We enter the lives of Laura and Terry Sheldon two years after their daughters’ deaths and stay with them for three months. Laura deals with her grief differently and separately from her husband Terry. She has sought out people to talk to, she has immersed herself in her work and she’s longing for something more. She becomes full of life when the days are long, and weakens when the days become shorter. Terry vents his grief privately and struggles with his inability to console his wife.
Laura and Terry are unable to have more children of their own. But they feel that bringing a child into their house would help them gain back some common ground they lost when their daughters died, so they enter a foster care program. They hoped they would receive a little girl, perhaps six or seven years old.
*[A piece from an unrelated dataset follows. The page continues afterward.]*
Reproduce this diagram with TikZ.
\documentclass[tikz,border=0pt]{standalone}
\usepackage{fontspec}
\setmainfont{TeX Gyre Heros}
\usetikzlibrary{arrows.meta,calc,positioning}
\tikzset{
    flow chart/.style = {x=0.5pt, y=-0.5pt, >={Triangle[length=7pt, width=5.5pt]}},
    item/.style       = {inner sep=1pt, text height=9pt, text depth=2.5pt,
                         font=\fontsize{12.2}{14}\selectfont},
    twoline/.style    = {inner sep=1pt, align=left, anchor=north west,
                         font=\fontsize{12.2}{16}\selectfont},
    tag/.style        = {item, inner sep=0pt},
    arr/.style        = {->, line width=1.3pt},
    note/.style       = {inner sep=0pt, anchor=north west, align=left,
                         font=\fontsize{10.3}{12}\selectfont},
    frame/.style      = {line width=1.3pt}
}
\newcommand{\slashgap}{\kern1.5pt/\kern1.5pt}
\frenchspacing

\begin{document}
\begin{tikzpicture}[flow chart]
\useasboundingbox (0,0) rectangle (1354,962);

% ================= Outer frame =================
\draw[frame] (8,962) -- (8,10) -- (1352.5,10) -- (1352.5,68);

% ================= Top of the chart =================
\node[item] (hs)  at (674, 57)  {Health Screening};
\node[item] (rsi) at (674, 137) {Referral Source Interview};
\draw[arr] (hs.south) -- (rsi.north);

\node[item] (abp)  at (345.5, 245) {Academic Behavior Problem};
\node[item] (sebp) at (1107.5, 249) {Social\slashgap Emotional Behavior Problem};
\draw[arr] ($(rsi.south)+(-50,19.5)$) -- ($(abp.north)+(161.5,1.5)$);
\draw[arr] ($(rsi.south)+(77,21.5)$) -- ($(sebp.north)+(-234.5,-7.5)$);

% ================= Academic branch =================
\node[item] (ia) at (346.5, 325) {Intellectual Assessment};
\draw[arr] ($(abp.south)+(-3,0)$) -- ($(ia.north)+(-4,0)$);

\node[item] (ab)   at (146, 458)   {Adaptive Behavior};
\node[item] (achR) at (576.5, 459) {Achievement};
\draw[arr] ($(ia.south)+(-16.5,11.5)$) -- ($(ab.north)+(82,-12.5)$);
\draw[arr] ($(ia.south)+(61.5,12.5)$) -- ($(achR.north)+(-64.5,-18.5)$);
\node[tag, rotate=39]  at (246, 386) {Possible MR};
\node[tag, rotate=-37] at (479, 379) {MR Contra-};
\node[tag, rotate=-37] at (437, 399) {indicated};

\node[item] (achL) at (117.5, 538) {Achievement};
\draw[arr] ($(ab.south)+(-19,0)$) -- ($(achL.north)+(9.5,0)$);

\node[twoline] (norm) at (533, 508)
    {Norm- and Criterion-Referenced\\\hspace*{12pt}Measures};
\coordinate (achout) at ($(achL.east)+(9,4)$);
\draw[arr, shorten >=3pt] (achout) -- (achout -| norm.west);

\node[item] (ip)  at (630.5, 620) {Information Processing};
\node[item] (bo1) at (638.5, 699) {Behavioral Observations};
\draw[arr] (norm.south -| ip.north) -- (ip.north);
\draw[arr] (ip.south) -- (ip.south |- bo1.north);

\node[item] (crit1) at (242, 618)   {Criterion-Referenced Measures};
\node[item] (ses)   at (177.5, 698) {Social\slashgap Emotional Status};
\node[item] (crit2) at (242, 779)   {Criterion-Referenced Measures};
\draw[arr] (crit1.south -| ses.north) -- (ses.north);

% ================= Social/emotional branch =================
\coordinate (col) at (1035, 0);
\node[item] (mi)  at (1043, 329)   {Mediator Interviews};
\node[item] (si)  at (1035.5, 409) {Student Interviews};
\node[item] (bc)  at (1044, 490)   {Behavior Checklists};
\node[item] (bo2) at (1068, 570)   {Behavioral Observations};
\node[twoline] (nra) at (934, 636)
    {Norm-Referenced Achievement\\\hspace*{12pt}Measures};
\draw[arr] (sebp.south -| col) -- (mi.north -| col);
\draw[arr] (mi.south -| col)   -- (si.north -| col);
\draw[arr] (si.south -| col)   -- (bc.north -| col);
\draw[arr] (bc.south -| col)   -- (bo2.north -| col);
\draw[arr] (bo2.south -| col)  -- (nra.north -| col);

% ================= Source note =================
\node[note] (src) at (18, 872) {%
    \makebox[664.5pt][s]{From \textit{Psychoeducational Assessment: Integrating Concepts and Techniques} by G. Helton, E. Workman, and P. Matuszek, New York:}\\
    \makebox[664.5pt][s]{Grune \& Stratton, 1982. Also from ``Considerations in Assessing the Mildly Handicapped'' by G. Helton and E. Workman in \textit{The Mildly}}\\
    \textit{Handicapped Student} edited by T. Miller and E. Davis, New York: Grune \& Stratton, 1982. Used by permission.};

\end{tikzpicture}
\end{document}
Instead, they receive a troubled 10-year- old black boy, Alfred.
We see how Laura and Terry each deal with their new responsibility. Everyone in the household wants to be loved unconditionally, but is this possible? Alfred needs permanent parents. Laura feels it necessary to be overprotective. Terry wants a child of his own, a “real” child.
The story is told in third person and each chapter is dedicated to one of the main characters: the mother, the foster child, the father, the neighbors, and the other woman. This presentation allows the reader to become familiar with each character and feel a part of each individual’s story. All the relationships in the story ring true. The only physically distracting part of the book is that no dialogue is put in quotes. The book flowed as the grief process does-in waves.
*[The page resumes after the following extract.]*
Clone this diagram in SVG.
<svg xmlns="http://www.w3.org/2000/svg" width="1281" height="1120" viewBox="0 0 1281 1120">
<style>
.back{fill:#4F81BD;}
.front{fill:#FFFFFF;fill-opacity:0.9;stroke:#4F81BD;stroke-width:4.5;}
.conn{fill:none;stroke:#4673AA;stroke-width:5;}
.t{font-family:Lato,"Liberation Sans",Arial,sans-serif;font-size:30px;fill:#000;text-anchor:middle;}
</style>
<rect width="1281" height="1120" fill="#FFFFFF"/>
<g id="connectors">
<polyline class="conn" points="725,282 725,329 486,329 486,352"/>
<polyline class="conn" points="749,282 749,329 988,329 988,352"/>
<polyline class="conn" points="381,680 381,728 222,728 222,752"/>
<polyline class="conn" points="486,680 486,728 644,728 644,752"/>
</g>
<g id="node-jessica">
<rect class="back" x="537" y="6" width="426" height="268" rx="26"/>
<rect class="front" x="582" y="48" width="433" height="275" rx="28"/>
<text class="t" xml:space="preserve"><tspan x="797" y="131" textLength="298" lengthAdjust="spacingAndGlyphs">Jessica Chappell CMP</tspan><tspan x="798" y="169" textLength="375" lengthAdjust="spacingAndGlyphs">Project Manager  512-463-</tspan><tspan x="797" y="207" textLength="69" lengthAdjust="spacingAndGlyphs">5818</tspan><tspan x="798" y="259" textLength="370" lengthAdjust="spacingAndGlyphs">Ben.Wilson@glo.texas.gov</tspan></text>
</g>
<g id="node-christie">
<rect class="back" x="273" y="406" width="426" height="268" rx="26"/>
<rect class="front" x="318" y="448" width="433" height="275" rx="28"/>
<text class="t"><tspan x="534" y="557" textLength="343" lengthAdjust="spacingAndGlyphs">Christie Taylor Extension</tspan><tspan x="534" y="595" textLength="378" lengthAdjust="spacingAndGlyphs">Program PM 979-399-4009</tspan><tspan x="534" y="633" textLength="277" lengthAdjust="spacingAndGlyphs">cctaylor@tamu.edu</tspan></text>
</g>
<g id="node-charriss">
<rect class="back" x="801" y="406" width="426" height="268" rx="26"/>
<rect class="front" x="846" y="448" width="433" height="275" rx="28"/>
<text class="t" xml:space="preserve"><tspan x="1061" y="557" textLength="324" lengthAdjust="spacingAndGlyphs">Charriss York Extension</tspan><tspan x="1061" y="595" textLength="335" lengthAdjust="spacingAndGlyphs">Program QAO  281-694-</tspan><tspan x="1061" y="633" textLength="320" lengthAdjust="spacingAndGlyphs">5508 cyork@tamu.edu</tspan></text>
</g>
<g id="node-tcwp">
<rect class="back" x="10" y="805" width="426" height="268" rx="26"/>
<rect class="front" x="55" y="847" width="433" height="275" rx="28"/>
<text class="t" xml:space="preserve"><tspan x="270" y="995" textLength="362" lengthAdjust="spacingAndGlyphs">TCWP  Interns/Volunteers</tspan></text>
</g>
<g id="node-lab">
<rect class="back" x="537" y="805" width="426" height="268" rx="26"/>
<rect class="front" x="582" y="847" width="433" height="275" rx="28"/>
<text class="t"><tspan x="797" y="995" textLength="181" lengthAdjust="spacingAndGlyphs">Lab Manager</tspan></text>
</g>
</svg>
I was particularly touched by the characters of Paul and Emily Hebert, the Sheldon’s neighbors. Their roles in the story mostly revolve around helping Alfred feel loved and accepted for who he is through family, history, sharing and learning responsibility. Alfred is inspired by a book they give him on the history of the buffalo soldiers-African-American cavalry soldiers known for their integrity, honor and personal responsibility.
The novel is focused in northern Vermont, where the author lives with his wife and daughter. If you’re at all familiar with Lake Champlain or Willoughby, the Green Mountains, Mount Ellen, or Mount Abraham, you’ll see familiar sights in the book. The characters live around Cornish but travel to Rutland, Burlington, Montpelier, and St. Johnsbury, among other places.
I enjoyed The Buffalo Soldier-no earth-shattering revelations, just real people dealing with real situations.
The Buffalo Soldier is Chris Bohjalian’s eighth novel. He has written for a wide variety of magazines and has been a columnist for Gannett’s Burlington Free Press for more than 10 years.